With Marrach, I wanted more workman-like approach, right, like foundry/factory thing, just basic manufacturing - make the bass lines from simple sine wave at 40-50-60Hz, working it in sound forge, cutting, sewing them together. Distortion, delay overlay, pasing them through chorus filters, to just get it twisted enough without major algorhythmic operations. Then recording sax sessions, bits and pieces, since I'm new to playing it, it worked well in regards to general concept, it's basic, simple, bad playing. The work with Holly came before 'Chambers of Resistance' (the first was still another Marrach work, Black Beacon, but that is/was kinda split even from Marrach of Enough Records, it's much more slower, spacious and introverted) - it was december, winter, all subdued around, so it can be heard in Night Unbound. I wrote to Holly and asked if she wanted to do it, sent the first piece ('let the night tell') and she worked with it, then I split the text/voice and gone from that to another piece and so it went like that - Holly interpreting things I send her, me listening, trying to build a thing from her recordings, with various discussions and arguments. So, yes, big shout-out and thank you to Holly for doing/going through that.
I'm still not sure if there will be Marrach/Chtin Mara (with Bad MC) project, or will it get its own name, but there will be glimpses of that in, I hope, next release on Enough.
What's your hardware and software setup? How does if differ from your studio and live work?
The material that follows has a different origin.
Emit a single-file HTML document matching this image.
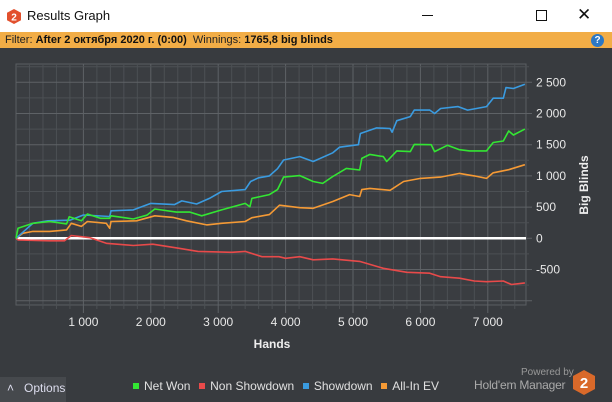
<!DOCTYPE html>
<html><head><meta charset="utf-8">
<style>
*{margin:0;padding:0;box-sizing:border-box}
body{width:612px;height:402px;overflow:hidden;background:#383b3f;font-family:"Liberation Sans","Noto Sans CJK SC",sans-serif;position:relative}
.abs{position:absolute}
#titlebar{left:0;top:0;width:612px;height:32px;background:#fff}
#filterbar{left:0;top:32px;width:612px;height:16px;background:#f2ad46;font-size:11px;color:#222;line-height:16px;padding-left:5px}
#filterbar b{color:#111}
</style></head><body>
<div class="abs" id="titlebar">
  <svg class="abs" style="left:7px;top:9px" width="14" height="15"><polygon points="7,0 14,3.7 14,11.3 7,15 0,11.3 0,3.7" fill="#e2502d"/><text x="7" y="11.5" font-size="10" font-weight="bold" fill="#fff" text-anchor="middle" font-family="Liberation Sans">2</text></svg>
  <div class="abs" style="left:27px;top:8px;font-size:13px;color:#111">Results Graph</div>
  <div class="abs" style="left:422px;top:15px;width:11px;height:1px;background:#111"></div>
  <div class="abs" style="left:536px;top:10px;width:11px;height:11px;border:1px solid #111"></div>
  <div class="abs" style="left:577px;top:5px;font-size:17px;color:#111">✕</div>
</div>
<div class="abs" id="filterbar">Filter: <b>After 2 октября 2020 г. (0:00)</b>&nbsp; Winnings: <b>1765,8 big blinds</b></div>
<div class="abs" style="left:591px;top:34px;width:13px;height:13px;border-radius:50%;background:#2b78c5;color:#fff;font-size:10px;font-weight:bold;text-align:center;line-height:13px">?</div>

<svg class="abs" style="left:0;top:48px" width="612" height="330" id="chart"></svg>

<div class="abs" style="left:0;top:377px;width:66px;height:25px;background:#46494d;color:#dde;font-size:12px;line-height:22px;padding-left:7px">˄&nbsp;&nbsp; Options</div>
<div class="abs" style="left:133px;top:379px;font-size:12px;color:#e0e0e0;white-space:nowrap">
  <span><span style="display:inline-block;width:6px;height:6px;background:#33e633;margin-right:5px;vertical-align:1px"></span>Net Won</span>&nbsp;
  <span><span style="display:inline-block;width:6px;height:6px;background:#e84a4a;margin:0 5px 0 2px;vertical-align:1px"></span>Non Showdown</span>&nbsp;
  <span><span style="display:inline-block;width:6px;height:6px;background:#3a9be0;margin:0 5px 0 2px;vertical-align:1px"></span>Showdown</span>&nbsp;
  <span><span style="display:inline-block;width:6px;height:6px;background:#f59a35;margin:0 5px 0 2px;vertical-align:1px"></span>All-In EV</span>
</div>
<div class="abs" style="left:521px;top:367px;font-size:10px;color:#999">Powered by</div>
<div class="abs" style="left:474px;top:378px;font-size:12px;color:#aaa;letter-spacing:-0.2px">Hold'em Manager</div>
<svg class="abs" style="left:573px;top:370px" width="22" height="25"><polygon points="11,0 22,6 22,19 11,25 0,19 0,6" fill="#d9692a"/><text x="11" y="18" font-size="15" font-weight="bold" fill="#fff" text-anchor="middle" font-family="Liberation Sans">2</text></svg>

<script>
const xTicks=[1000,2000,3000,4000,5000,6000,7000];
const xTickLabels=["1 000","2 000","3 000","4 000","5 000","6 000","7 000"];
const yTicks=[-500,0,500,1000,1500,2000,2500];
const yTickLabels=["-500","0","500","1 000","1 500","2 000","2 500"];
const showdownHands=[0,250,475,800,1000,1390,1410,1740,2000,2350,2460,2680,2870,3050,3400,3480,3600,3760,3880,3970,4210,4410,4700,4800,5080,5110,5350,5550,5580,5650,5850,5910,6140,6210,6300,6560,6700,6980,7080,7230,7270,7380,7550];
const showdownVals=[0,240,280,290,373,350,440,455,560,540,600,550,640,750,780,910,970,1000,1115,1255,1310,1230,1370,1460,1500,1680,1770,1760,1700,1885,1950,2055,2055,2000,2080,2110,2055,2110,2245,2245,2415,2400,2470];
const netWonHands=[0,30,250,500,750,790,970,1060,1250,1390,1410,1740,1940,2060,2380,2580,2755,3050,3400,3470,3500,3760,3880,3970,4210,4410,4550,4700,4900,5100,5130,5250,5450,5500,5650,5850,5910,6160,6210,6400,6580,6730,6980,7080,7230,7310,7380,7550];
const netWonVals=[0,160,240,270,230,345,280,390,320,320,360,310,370,470,420,420,360,455,560,505,640,700,780,980,1005,910,880,990,1120,1095,1280,1345,1310,1230,1400,1390,1505,1500,1390,1490,1420,1400,1400,1535,1560,1720,1655,1750];
const nonShowdownHands=[0,30,500,720,820,1100,1340,1740,2030,2420,2700,3200,3400,3650,3900,4000,4210,4410,4700,5100,5450,5800,6140,6300,6580,6800,6980,7230,7350,7550];
const nonShowdownVals=[0,-25,-40,-40,45,10,-80,-115,-95,-160,-210,-225,-210,-295,-295,-320,-295,-345,-330,-370,-480,-545,-560,-615,-640,-685,-695,-685,-740,-715];
const allInHands=[0,100,250,500,750,820,970,1060,1340,1390,1410,1790,2060,2330,2530,2830,3050,3400,3500,3760,3910,4210,4410,4700,4950,5100,5130,5250,5550,5750,6000,6300,6580,6800,6980,7080,7310,7550];
const allInVals=[0,80,110,110,135,240,190,270,240,160,270,280,360,335,280,215,240,270,330,380,530,490,480,590,700,670,780,800,770,910,960,980,1040,1000,960,1050,1100,1180];

const svg=document.getElementById('chart');
const NS='http://www.w3.org/2000/svg';
const OY=48;
const L=16,R=526,T=64-OY,B=305-OY;
const xMax=(526-16)/67.4*1000;
const yZero=238.3-OY, yPer=31.2/500;
const xs=v=>L+v*67.4/1000;
const ys=v=>yZero-v*yPer;
function mk(tag,attrs){const e=document.createElementNS(NS,tag);for(const k in attrs)e.setAttribute(k,attrs[k]);svg.appendChild(e);return e;}

const bg=mk('rect',{x:L,y:T,width:R-L,height:B-T,fill:'#3a3d41',stroke:'#5a5e62'});


for(let h=200;h<xMax;h+=200){
  const g=mk('line',{x1:xs(h),x2:xs(h),y1:T,y2:B+(h%1000===0?8:4),stroke:h%1000===0?'#5e6266':'#4c5054','stroke-width':1});
  
  
}
for(let v=-1000;v<=2750;v+=250){
  const y=ys(v); if(y<T||y>B)continue;
  const g=mk('line',{x1:L,x2:R+(v%500===0?6:3),y1:y,y2:y,stroke:v%500===0?'#5e6266':'#4c5054','stroke-width':1});
  
  
}
xTicks.forEach((t,i)=>{
  const e=mk('text',{x:xs(t),y:278,'text-anchor':'middle','font-size':12,fill:'#e8e8e8','font-family':'Liberation Sans'});
  e.textContent=xTickLabels[i];
  
  
});
yTicks.forEach((t,i)=>{
  const e=mk('text',{x:536,y:ys(t)+4,'font-size':12,fill:'#e8e8e8','font-family':'Liberation Sans'});
  e.textContent=yTickLabels[i];
  
  
});
const xt=mk('text',{x:272,y:300,'text-anchor':'middle','font-size':12,'font-weight':'bold',fill:'#eee','font-family':'Liberation Sans'});
xt.textContent='Hands';


const yt=mk('text',{x:0,y:0,'text-anchor':'middle','font-size':12,'font-weight':'bold',fill:'#eee','font-family':'Liberation Sans',transform:'translate(588,'+(185-OY)+') rotate(-90)'});
yt.textContent='Big Blinds';


const zl=mk('line',{x1:L,x2:R,y1:ys(0),y2:ys(0),stroke:'#fff','stroke-width':2.5});


function series(hs,vs,color,name){
  let d='';
  for(let i=0;i<hs.length;i++){
    d+=(i===0?'M':' L')+xs(hs[i]).toFixed(1)+','+ys(vs[i]).toFixed(1);
  }
  const p=mk('path',{d:d,fill:'none',stroke:color,'stroke-width':1.6,'stroke-linejoin':'round'});
  
  
}
series(nonShowdownHands,nonShowdownVals,'#e84a4a','non-showdown-line');
series(allInHands,allInVals,'#f59a35','all-in-ev-line');
series(showdownHands,showdownVals,'#3a9be0','showdown-line');
series(netWonHands,netWonVals,'#33e633','net-won-line');
</script>
</body></html>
I have a pc from 2002, Fruity 6, Sound Forge 5.0, midi controller, a piano, tenor and alto saxophones, chord zither, a drum set in Norway, ok, that one is not mine, but I am allowed to play and record it, 4HN zoom recorder, lots of cables, broken speakers, a set of good old Radiotechnika (Latvian brand) ones, but since they get too loud, the last couple of years they just travel from party to party. Haven't seen/heard them in a year or more. I don't do live shows. Not in public places, at least.
Do you play live often?
I've done it 5 or 6 times in my life, all of them ended in me getting drunk and stupid. I'm very wary of doing it again. Rock star life not for me, ha. I do play at home from time to time.
Why did you originally decide to release your work through netaudio?
I got in touch with Lithuanian composer Antanas Jasenka, through myspace that was, and he said some of my old stuff wasn't too bad, I could try and release it online, and he pointed out Enough Records and Clinical Archives, so, yeah that went like that. Increasingly, it became a fine adventure.
Do you think your original premises are still valid today for you and new authors alike?
In a good world, yes, the freedom of releasing on netaudio is much more extended, and, thus, I see no way, money out of the equation, how it could be otherwise. I have released few CDrs and might - a cassete, but in no way I consider that to be a better work. I hope netaudio will keep being strong, get stronger and just open many ways for various people, artists and listeners, to approach these things in less monetized ways.
You usually paint your own cover artwork, are you much into painting and graphic design?
I used to paint quite some, but now very little, and mostly pencil work, no more water based litres of paint and pigment, all floor occupied, no space to move. Not much graphic design, have had moved the mouse enough already, wanted to do something more tactile, so it's not really, or primarily, visual, this desire. Maybe it'll come back some day.
I think i'm out of questions. Anything else you'd like to add?
Oh, man I'm exhausted, if you have some more specific questions, go ahead, but for now I'm done. Thank you.